▶ [Task instructions]
Copy every entry exactly as given, minus the images.

(Records with drawing code)
···

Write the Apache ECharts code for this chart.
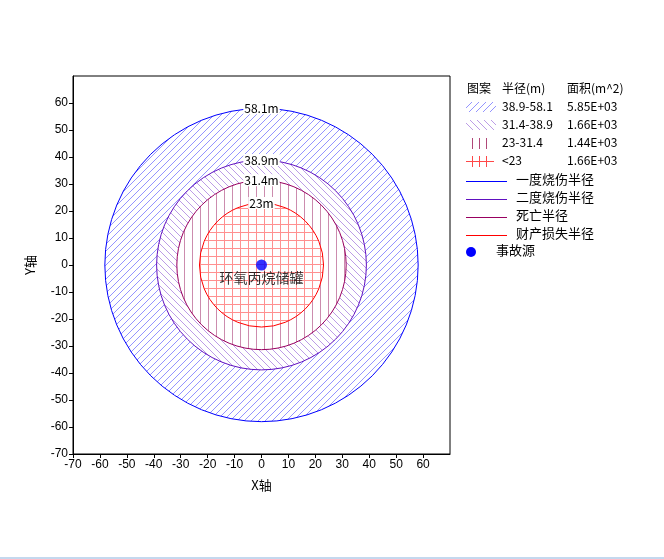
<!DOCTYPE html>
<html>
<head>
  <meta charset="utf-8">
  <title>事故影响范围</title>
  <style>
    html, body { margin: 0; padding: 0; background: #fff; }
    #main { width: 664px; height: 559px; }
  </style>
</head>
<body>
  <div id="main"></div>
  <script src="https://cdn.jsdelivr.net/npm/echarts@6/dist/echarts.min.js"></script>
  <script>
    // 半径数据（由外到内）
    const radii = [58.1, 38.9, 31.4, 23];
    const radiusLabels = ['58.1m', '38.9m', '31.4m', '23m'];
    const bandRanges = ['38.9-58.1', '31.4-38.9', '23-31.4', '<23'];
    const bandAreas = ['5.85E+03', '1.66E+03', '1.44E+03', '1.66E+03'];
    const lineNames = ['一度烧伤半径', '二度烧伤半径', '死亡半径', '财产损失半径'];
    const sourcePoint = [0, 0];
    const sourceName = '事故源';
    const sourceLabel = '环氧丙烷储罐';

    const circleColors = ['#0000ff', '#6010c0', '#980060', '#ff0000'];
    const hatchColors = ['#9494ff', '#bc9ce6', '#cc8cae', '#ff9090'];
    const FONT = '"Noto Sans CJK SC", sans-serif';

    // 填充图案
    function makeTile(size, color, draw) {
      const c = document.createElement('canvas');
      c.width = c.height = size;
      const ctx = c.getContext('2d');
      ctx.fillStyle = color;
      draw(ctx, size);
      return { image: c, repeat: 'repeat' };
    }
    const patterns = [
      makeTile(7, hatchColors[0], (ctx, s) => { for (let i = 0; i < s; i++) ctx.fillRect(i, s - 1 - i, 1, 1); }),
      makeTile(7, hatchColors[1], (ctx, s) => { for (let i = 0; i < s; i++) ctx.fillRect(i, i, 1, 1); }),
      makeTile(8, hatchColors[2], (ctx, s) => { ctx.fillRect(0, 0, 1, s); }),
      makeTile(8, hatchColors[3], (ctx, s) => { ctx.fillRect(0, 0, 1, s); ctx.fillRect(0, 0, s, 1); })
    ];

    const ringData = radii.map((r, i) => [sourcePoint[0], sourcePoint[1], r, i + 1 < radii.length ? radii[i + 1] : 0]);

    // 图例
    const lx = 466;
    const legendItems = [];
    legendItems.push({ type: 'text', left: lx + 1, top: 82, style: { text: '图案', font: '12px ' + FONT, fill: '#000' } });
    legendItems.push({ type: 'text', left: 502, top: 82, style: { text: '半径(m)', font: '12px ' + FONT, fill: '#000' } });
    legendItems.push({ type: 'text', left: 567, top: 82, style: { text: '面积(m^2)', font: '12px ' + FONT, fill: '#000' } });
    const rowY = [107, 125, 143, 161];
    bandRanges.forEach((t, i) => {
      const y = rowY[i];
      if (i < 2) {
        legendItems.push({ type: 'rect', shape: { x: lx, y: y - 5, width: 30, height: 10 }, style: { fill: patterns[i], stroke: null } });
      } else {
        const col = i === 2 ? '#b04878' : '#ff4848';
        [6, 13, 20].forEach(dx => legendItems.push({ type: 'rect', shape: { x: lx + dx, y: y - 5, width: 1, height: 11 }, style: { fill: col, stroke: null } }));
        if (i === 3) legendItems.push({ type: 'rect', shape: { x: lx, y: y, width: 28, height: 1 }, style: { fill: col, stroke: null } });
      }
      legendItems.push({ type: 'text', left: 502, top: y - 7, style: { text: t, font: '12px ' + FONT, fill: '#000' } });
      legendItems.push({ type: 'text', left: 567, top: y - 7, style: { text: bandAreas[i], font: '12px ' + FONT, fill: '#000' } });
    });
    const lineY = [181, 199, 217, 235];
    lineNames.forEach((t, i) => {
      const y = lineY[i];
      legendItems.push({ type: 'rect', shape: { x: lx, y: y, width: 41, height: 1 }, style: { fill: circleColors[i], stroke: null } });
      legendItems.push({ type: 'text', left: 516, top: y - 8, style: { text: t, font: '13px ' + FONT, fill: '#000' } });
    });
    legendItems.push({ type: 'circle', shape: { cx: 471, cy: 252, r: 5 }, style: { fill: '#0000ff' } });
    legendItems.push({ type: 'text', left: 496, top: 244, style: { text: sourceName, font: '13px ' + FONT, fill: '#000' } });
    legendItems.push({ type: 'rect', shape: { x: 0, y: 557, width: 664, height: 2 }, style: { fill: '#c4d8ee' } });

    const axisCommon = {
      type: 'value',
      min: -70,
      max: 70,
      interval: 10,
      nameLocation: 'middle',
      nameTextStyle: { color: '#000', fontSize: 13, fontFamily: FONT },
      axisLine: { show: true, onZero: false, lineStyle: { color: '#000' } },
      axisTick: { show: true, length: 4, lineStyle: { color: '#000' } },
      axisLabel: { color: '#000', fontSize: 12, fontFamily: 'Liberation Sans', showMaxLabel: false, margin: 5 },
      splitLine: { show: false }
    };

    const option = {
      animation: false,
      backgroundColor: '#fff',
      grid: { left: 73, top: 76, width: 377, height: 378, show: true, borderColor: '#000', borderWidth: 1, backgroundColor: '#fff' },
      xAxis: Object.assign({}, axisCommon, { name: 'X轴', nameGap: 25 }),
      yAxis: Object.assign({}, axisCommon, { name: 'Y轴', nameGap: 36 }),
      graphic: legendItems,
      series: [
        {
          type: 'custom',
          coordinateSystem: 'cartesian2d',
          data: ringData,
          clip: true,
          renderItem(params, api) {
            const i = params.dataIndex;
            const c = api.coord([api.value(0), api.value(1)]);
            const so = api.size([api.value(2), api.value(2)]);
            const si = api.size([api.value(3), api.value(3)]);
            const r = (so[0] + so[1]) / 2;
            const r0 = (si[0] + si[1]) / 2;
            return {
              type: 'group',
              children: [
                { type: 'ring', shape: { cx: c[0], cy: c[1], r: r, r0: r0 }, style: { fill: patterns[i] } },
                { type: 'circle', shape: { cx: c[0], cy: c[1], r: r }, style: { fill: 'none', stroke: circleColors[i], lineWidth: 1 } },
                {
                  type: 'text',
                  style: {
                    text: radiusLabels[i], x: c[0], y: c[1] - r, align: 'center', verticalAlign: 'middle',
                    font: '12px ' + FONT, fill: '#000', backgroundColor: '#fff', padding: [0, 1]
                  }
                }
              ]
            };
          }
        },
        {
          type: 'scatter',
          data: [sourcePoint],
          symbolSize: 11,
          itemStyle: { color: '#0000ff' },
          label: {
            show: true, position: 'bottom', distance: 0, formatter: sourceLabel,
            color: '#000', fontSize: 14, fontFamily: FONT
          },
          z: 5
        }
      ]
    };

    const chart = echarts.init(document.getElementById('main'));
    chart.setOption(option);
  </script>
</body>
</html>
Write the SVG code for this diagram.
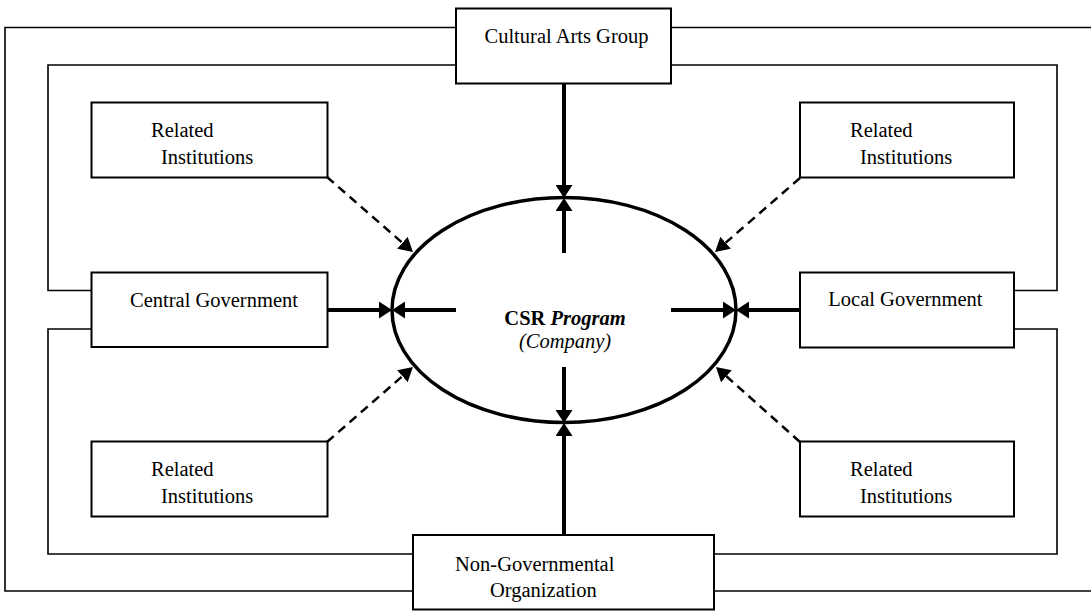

···

▶ [Result]
Write the Apache ECharts code for this chart.
<!DOCTYPE html>
<html>
<head>
  <meta charset="utf-8">
  <title>事故影响范围</title>
  <style>
    html, body { margin: 0; padding: 0; background: #fff; }
    #main { width: 664px; height: 559px; }
  </style>
</head>
<body>
  <div id="main"></div>
  <script src="https://cdn.jsdelivr.net/npm/echarts@6/dist/echarts.min.js"></script>
  <script>
    // 半径数据（由外到内）
    const radii = [58.1, 38.9, 31.4, 23];
    const radiusLabels = ['58.1m', '38.9m', '31.4m', '23m'];
    const bandRanges = ['38.9-58.1', '31.4-38.9', '23-31.4', '<23'];
    const bandAreas = ['5.85E+03', '1.66E+03', '1.44E+03', '1.66E+03'];
    const lineNames = ['一度烧伤半径', '二度烧伤半径', '死亡半径', '财产损失半径'];
    const sourcePoint = [0, 0];
    const sourceName = '事故源';
    const sourceLabel = '环氧丙烷储罐';

    const circleColors = ['#0000ff', '#6010c0', '#980060', '#ff0000'];
    const hatchColors = ['#9494ff', '#bc9ce6', '#cc8cae', '#ff9090'];
    const FONT = '"Noto Sans CJK SC", sans-serif';

    // 填充图案
    function makeTile(size, color, draw) {
      const c = document.createElement('canvas');
      c.width = c.height = size;
      const ctx = c.getContext('2d');
      ctx.fillStyle = color;
      draw(ctx, size);
      return { image: c, repeat: 'repeat' };
    }
    const patterns = [
      makeTile(7, hatchColors[0], (ctx, s) => { for (let i = 0; i < s; i++) ctx.fillRect(i, s - 1 - i, 1, 1); }),
      makeTile(7, hatchColors[1], (ctx, s) => { for (let i = 0; i < s; i++) ctx.fillRect(i, i, 1, 1); }),
      makeTile(8, hatchColors[2], (ctx, s) => { ctx.fillRect(0, 0, 1, s); }),
      makeTile(8, hatchColors[3], (ctx, s) => { ctx.fillRect(0, 0, 1, s); ctx.fillRect(0, 0, s, 1); })
    ];

    const ringData = radii.map((r, i) => [sourcePoint[0], sourcePoint[1], r, i + 1 < radii.length ? radii[i + 1] : 0]);

    // 图例
    const lx = 466;
    const legendItems = [];
    legendItems.push({ type: 'text', left: lx + 1, top: 82, style: { text: '图案', font: '12px ' + FONT, fill: '#000' } });
    legendItems.push({ type: 'text', left: 502, top: 82, style: { text: '半径(m)', font: '12px ' + FONT, fill: '#000' } });
    legendItems.push({ type: 'text', left: 567, top: 82, style: { text: '面积(m^2)', font: '12px ' + FONT, fill: '#000' } });
    const rowY = [107, 125, 143, 161];
    bandRanges.forEach((t, i) => {
      const y = rowY[i];
      if (i < 2) {
        legendItems.push({ type: 'rect', shape: { x: lx, y: y - 5, width: 30, height: 10 }, style: { fill: patterns[i], stroke: null } });
      } else {
        const col = i === 2 ? '#b04878' : '#ff4848';
        [6, 13, 20].forEach(dx => legendItems.push({ type: 'rect', shape: { x: lx + dx, y: y - 5, width: 1, height: 11 }, style: { fill: col, stroke: null } }));
        if (i === 3) legendItems.push({ type: 'rect', shape: { x: lx, y: y, width: 28, height: 1 }, style: { fill: col, stroke: null } });
      }
      legendItems.push({ type: 'text', left: 502, top: y - 7, style: { text: t, font: '12px ' + FONT, fill: '#000' } });
      legendItems.push({ type: 'text', left: 567, top: y - 7, style: { text: bandAreas[i], font: '12px ' + FONT, fill: '#000' } });
    });
    const lineY = [181, 199, 217, 235];
    lineNames.forEach((t, i) => {
      const y = lineY[i];
      legendItems.push({ type: 'rect', shape: { x: lx, y: y, width: 41, height: 1 }, style: { fill: circleColors[i], stroke: null } });
      legendItems.push({ type: 'text', left: 516, top: y - 8, style: { text: t, font: '13px ' + FONT, fill: '#000' } });
    });
    legendItems.push({ type: 'circle', shape: { cx: 471, cy: 252, r: 5 }, style: { fill: '#0000ff' } });
    legendItems.push({ type: 'text', left: 496, top: 244, style: { text: sourceName, font: '13px ' + FONT, fill: '#000' } });
    legendItems.push({ type: 'rect', shape: { x: 0, y: 557, width: 664, height: 2 }, style: { fill: '#c4d8ee' } });

    const axisCommon = {
      type: 'value',
      min: -70,
      max: 70,
      interval: 10,
      nameLocation: 'middle',
      nameTextStyle: { color: '#000', fontSize: 13, fontFamily: FONT },
      axisLine: { show: true, onZero: false, lineStyle: { color: '#000' } },
      axisTick: { show: true, length: 4, lineStyle: { color: '#000' } },
      axisLabel: { color: '#000', fontSize: 12, fontFamily: 'Liberation Sans', showMaxLabel: false, margin: 5 },
      splitLine: { show: false }
    };

    const option = {
      animation: false,
      backgroundColor: '#fff',
      grid: { left: 73, top: 76, width: 377, height: 378, show: true, borderColor: '#000', borderWidth: 1, backgroundColor: '#fff' },
      xAxis: Object.assign({}, axisCommon, { name: 'X轴', nameGap: 25 }),
      yAxis: Object.assign({}, axisCommon, { name: 'Y轴', nameGap: 36 }),
      graphic: legendItems,
      series: [
        {
          type: 'custom',
          coordinateSystem: 'cartesian2d',
          data: ringData,
          clip: true,
          renderItem(params, api) {
            const i = params.dataIndex;
            const c = api.coord([api.value(0), api.value(1)]);
            const so = api.size([api.value(2), api.value(2)]);
            const si = api.size([api.value(3), api.value(3)]);
            const r = (so[0] + so[1]) / 2;
            const r0 = (si[0] + si[1]) / 2;
            return {
              type: 'group',
              children: [
                { type: 'ring', shape: { cx: c[0], cy: c[1], r: r, r0: r0 }, style: { fill: patterns[i] } },
                { type: 'circle', shape: { cx: c[0], cy: c[1], r: r }, style: { fill: 'none', stroke: circleColors[i], lineWidth: 1 } },
                {
                  type: 'text',
                  style: {
                    text: radiusLabels[i], x: c[0], y: c[1] - r, align: 'center', verticalAlign: 'middle',
                    font: '12px ' + FONT, fill: '#000', backgroundColor: '#fff', padding: [0, 1]
                  }
                }
              ]
            };
          }
        },
        {
          type: 'scatter',
          data: [sourcePoint],
          symbolSize: 11,
          itemStyle: { color: '#0000ff' },
          label: {
            show: true, position: 'bottom', distance: 0, formatter: sourceLabel,
            color: '#000', fontSize: 14, fontFamily: FONT
          },
          z: 5
        }
      ]
    };

    const chart = echarts.init(document.getElementById('main'));
    chart.setOption(option);
  </script>
</body>
</html>
Write the SVG code for this diagram.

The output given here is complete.